I’ve been playing with the GL_NV_fence and GL_NV_vertex_array_range extensions lately and have a few questions for anyone who is or has used these extensions as well.
I’m using them to render a huge terrain mesh. The array I have set up goes like this:
[X, Y, Z, nX, nY, nZ, U, V],etc…
all elements are composed of type float.
the array has been allocated with wglAllocateMemoryNV() as well.

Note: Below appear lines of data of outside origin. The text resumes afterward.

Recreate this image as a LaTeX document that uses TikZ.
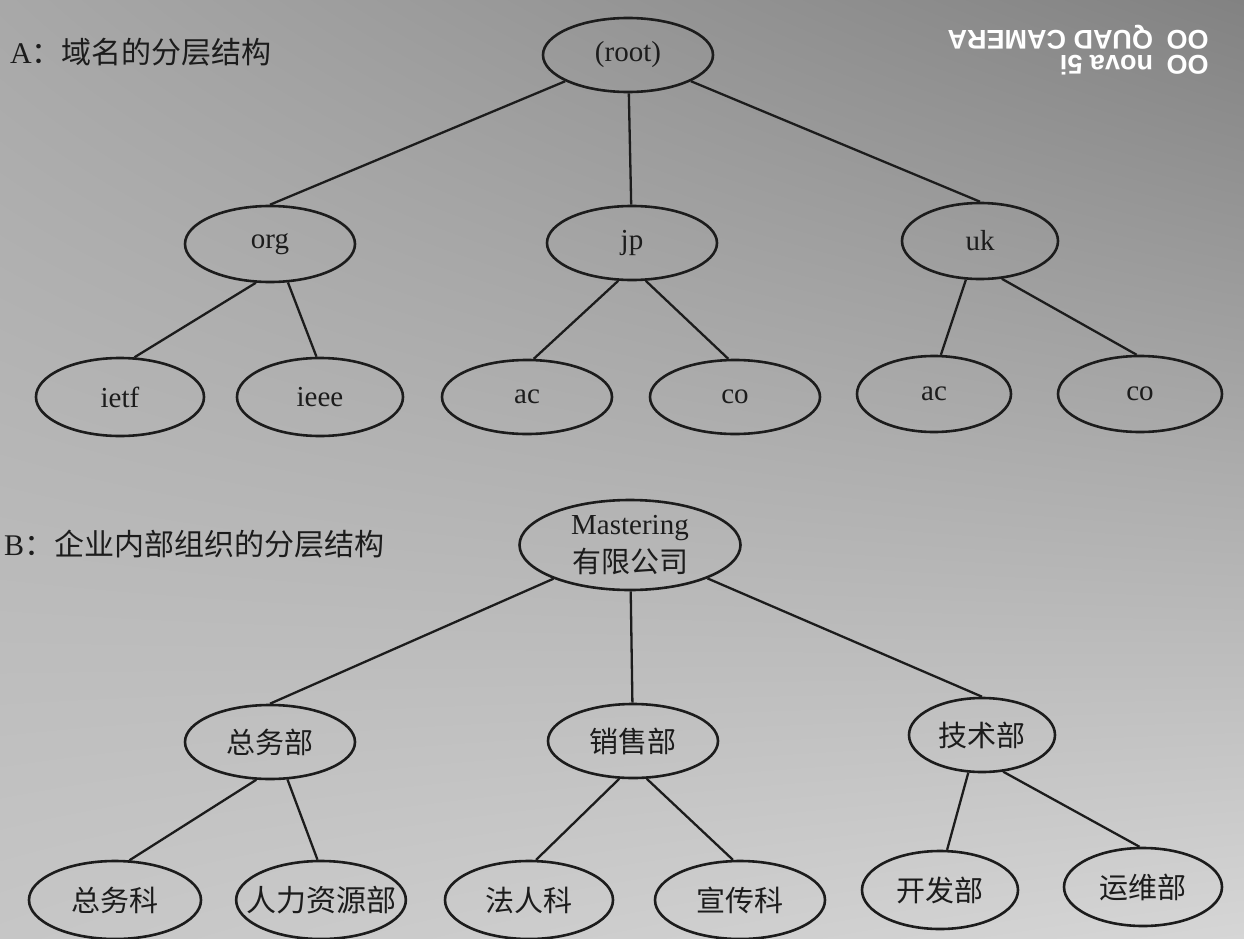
\documentclass[tikz,border=0pt]{standalone}
\usepackage{fontspec}
\setmainfont{Liberation Serif}
\newfontfamily\cjk{Noto Sans CJK SC}
\newfontfamily\wmfont{Liberation Sans}
\usetikzlibrary{shapes.geometric,shadings}
\definecolor{ink}{HTML}{1C1C1C}
\definecolor{bgul}{RGB}{168,168,168}
\definecolor{bgur}{RGB}{130,130,130}
\definecolor{bgll}{RGB}{198,198,198}
\definecolor{bglr}{RGB}{214,214,214}
\tikzset{
  el/.style={ellipse, draw=ink, line width=2.6pt, inner sep=0pt,
    minimum width=170pt, minimum height=74pt, font=\fontsize{29}{31}\selectfont, text=ink},
  big/.style={minimum width=168pt, minimum height=78pt},
  cj/.style={font=\cjk\fontsize{29}{31}\selectfont},
  edge/.style={draw=ink, line width=2.3pt},
  title/.style={anchor=west, inner sep=0pt, text=ink, font=\fontsize{30}{32}\selectfont}
}
\begin{document}
\begin{tikzpicture}[x=1pt,y=-1pt]
\useasboundingbox (0,0) rectangle (1244,939);
\shade[upper left=bgul, upper right=bgur, lower left=bgll, lower right=bglr]
  (0,0) rectangle (1244,939);

% watermark
\node[rotate=180, text=white, align=left, inner sep=0pt, font=\wmfont\bfseries\fontsize{27}{25}\selectfont]
  (wm) at (1078,50) {OO\enspace nova 5i\\OO\enspace QUAD CAMERA};

% titles
\node[title] (ta) at (10,52) {A{\cjk ：域名的分层结构}};
\node[title] (tb) at (4,544) {B{\cjk ：企业内部组织的分层结构}};

% Part A
\node[el] (root) at (628,55) {(root)};
\node[el, minimum height=76pt] (org) at (270,244) {org};
\node[el, minimum height=74pt] (jp) at (632,243) {jp};
\node[el, minimum width=156pt, minimum height=76pt] (uk) at (980,241) {uk};
\node[el, big] (ietf) at (120,397) {ietf};
\node[el, big, minimum width=166pt] (ieee) at (320,397) {ieee};
\node[el, big, minimum width=170pt, minimum height=74pt] (ac1) at (527,397) {ac};
\node[el, big, minimum width=170pt, minimum height=74pt] (co1) at (735,397) {co};
\node[el, big, minimum width=154pt, minimum height=76pt] (ac2) at (934,394) {ac};
\node[el, big, minimum width=164pt, minimum height=76pt] (co2) at (1140,394) {co};

\draw[edge] (root) -- (org.north);
\draw[edge] (root) -- (jp);
\draw[edge] (root) -- (uk.north);
\draw[edge] (org.-110) -- (ietf.70);
\draw[edge] (org.-65) -- (ieee.95);
\draw[edge] (jp.-110) -- (ac1.80);
\draw[edge] (jp.-70) -- (co1.100);
\draw[edge] (uk.-110) -- (ac2.80);
\draw[edge] (uk.-60) -- (co2.95);

% Part B
\node[el, minimum width=221pt, minimum height=90pt, align=center] (m) at (630,545)
  {Mastering\\[7pt]{\cjk\fontsize{29}{31}\selectfont 有限公司}};
\node[el, cj] (zwb) at (270,742) {总务部};
\node[el, cj] (xsb) at (633,741) {销售部};
\node[el, cj, minimum width=146pt] (jsb) at (982,735) {技术部};
\node[el, cj, big, minimum width=172pt] (zwk) at (115,900) {总务科};
\node[el, cj, big, minimum width=168pt, inner xsep=-15pt, font=\cjk\fontsize{30}{31}\selectfont] (rlzy) at (321,900) {人力资源部};
\node[el, cj, big, minimum width=168pt] (frk) at (529,900) {法人科};
\node[el, cj, big, minimum width=170pt] (xck) at (740,900) {宣传科};
\node[el, cj, big, minimum width=156pt] (kfb) at (940,890) {开发部};
\node[el, cj, big, minimum width=158pt] (ywb) at (1143,887) {运维部};

\draw[edge] (m) -- (zwb.north);
\draw[edge] (m) -- (xsb);
\draw[edge] (m) -- (jsb.north);
\draw[edge] (zwb.-110) -- (zwk.70);
\draw[edge] (zwb.-65) -- (rlzy.95);
\draw[edge] (xsb.-110) -- (frk.80);
\draw[edge] (xsb.-70) -- (xck.100);
\draw[edge] (jsb.-110) -- (kfb.80);
\draw[edge] (jsb.-60) -- (ywb.95);
\end{tikzpicture}
\end{document}
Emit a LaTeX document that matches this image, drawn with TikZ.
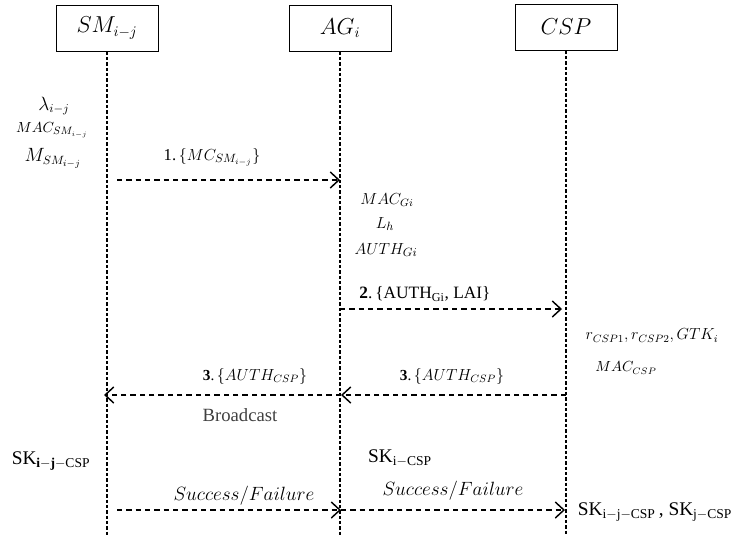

As you can see, the array is 4-byte aligned (float) and strides are a multiple of 4. According to the doc’s from nvidia, this all checks out and is legit. I draw the arrays normally (glVertexPointer, etc…) as an indexed primitive with glDrawElements(). The problem is, it seems that I actually LOSE performance doing this. Rendering was faster with just standard vertex arrays. I’ve also taken use of the GL_NV_fence extension, setting a fence after drawing the array, and finishing the fence before i draw the array again in the next frame. This didn’t help either.
So my question is, has anyone gotten similar results where the performance is actually less? Or maybe doing this is too much overhead and performance gains won’t be seen unless I work on a larger scale mesh? The demo from nvidia was doing 30 FPS on my machine and it was doing 300,000+ polys a frame, i’m doing about 8,000 (textured and lit) and getting ~60, ~70 w/o the extensions.
incidentally I have analyzed the demo program yesterday and found it to work nicely under Windows 2000 with the 6.18 drivers.
So the questions are:
- Where was the memory allocated? (AGP or VIDEO, I got 4MB video memory with the sample in 115286432 on a 64 MB board)
- Which AGP mode (1x, 2x, 4x, FastWrites) is supported by your system?
- How is the performance difference with the same circumstances as in the demo (only vertex- and normal-pointer, no texture, with directional or point light)?
- Have you split the buffer into subbuffers and used the fence to get the hardware and your software run in parallel?
I’m allocating about 2 MB of video memory, not agp. I have a GeForce2 GTS 32MB card, 4x AGP, fast-writes disabled. I have split the buffer into 2 sub-buffers, setting a fence after each one is drawn. Upon doing some further investigation, I found that I do get a signifigant increase in performance when lighting is disabled, along with a few other features of this program. With just texturing, it was running at ~100 FPS w/ vertex array range and fences, where it only ran at 80 when using ordinary vertex arrays. So I guess my performance hit is coming from all the other stuff thats going on (lighting and a few other things)
Glad to see you found the issue. When writing the demo, it took me a while to find the bottlenecks that kept it from maximum performance.
Turning off lighting and texgen are two good ways to determine if the T&L engine is your bottleneck. Incidentally, prefer infinite lights w/ non-local viewer for best lit performance.
Regarding performance being lower with VAR – be sure to read the caveats in the VAR/fence whitepaper. If the driver has to any massaging of the vertex array data, their being in VAR memory is a liability, and will definitely hurt performance.
Well. I’ve tried the infinate lighting model, with no signifigant increase or decrease in performance. I’ve also started rendering my meshes as traingle strips rather than triangles and this actually hurt performance but not by much. Is my code just that unoptimized or what? Heheh. I don’t think it is. But I’ve gotta be doing something wrong. Oh well…back to my wonderful text editor…better put some coffee on while I’m at it. I’ll beat this bastard yet. =) Thanks for all your insight/information guys!
how can I know the memory allocated is Video memory or AGP memory? And How big it on GeForce3 card?
Thanks a lot!
In my experience it’s impossible to get anything out of VAR with hardware local lights. I think I had discussed this with you quite some time ago, Cass. I don’t remember what was said but I really didn’t think it was due to the lighting being the bottleneck, as such. More like falling into a path that couldn’t exploit VAR appropiately.
Right - if lighting costs over a certain amount, T&L won’t be able to keep up with AGP transfer rates. Exactly where this limit exists is architecture dependent, but if you’re doing a lot of vertex processing, slow vertex transfer probably won’t slow you down.